Compensation Package 1 (If Executive remains employed with Employer through the Change in Service Date)

 
·
All Outstanding Stock Options will vest as currently scheduled.
 
·
All Outstanding Long term deferred compensation will vest as of the day after the Change in Service Date.
 
·
Executive will forfeit all outstanding RSU grants; however, Executive will receive the value of such grants in a lump sum payment to be paid out at or around the day after the Change in Service Date.

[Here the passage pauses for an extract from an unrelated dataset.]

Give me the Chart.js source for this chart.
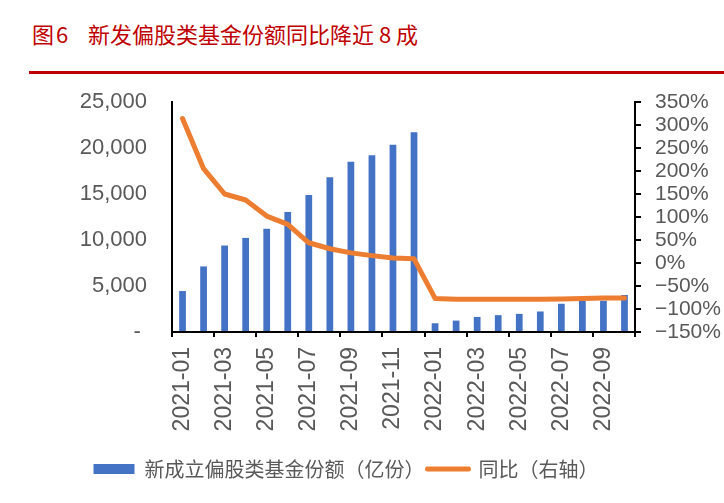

Compensation Package 2 (If Executive is terminated without Cause and/or if Executive resigns with Good reason before the Change in Service Date)

 
·
Remainder of Base compensation that would have been earned through the Change in Service Date.
 
·
Variable compensation will be calculated pro-rata through the date of termination, and such variable compensation amount will be paid out (if any is paid out) on the day Lithia pays out such compensation to other executives.
 
·
Long term care insurance premiums paid through the Change in Service Date.
 
·
Remainder of Auto allowance to continue through the Change in Service Date.
 
·
All Outstanding Stock Options will vest as of the date of termination.
 
·
All Outstanding Long term deferred compensation will vest as of March 1, 2014 (if such termination or resignation occurs before March 1, 2014); or the day after such termination or resignation (if such termination or resignation occurs after March 1, 2014, but before August 31, 2014).
 
·
Executive will forfeit all outstanding RSU grants; however, Executive will receive the value of such grants in a lump sum payment to be paid out at or around March 1, 2014 (if such termination or resignation occurs before March 1, 2014); or the day after such termination or resignation (if such termination or resignation occurs after March 1, 2014, but before August 31, 2014).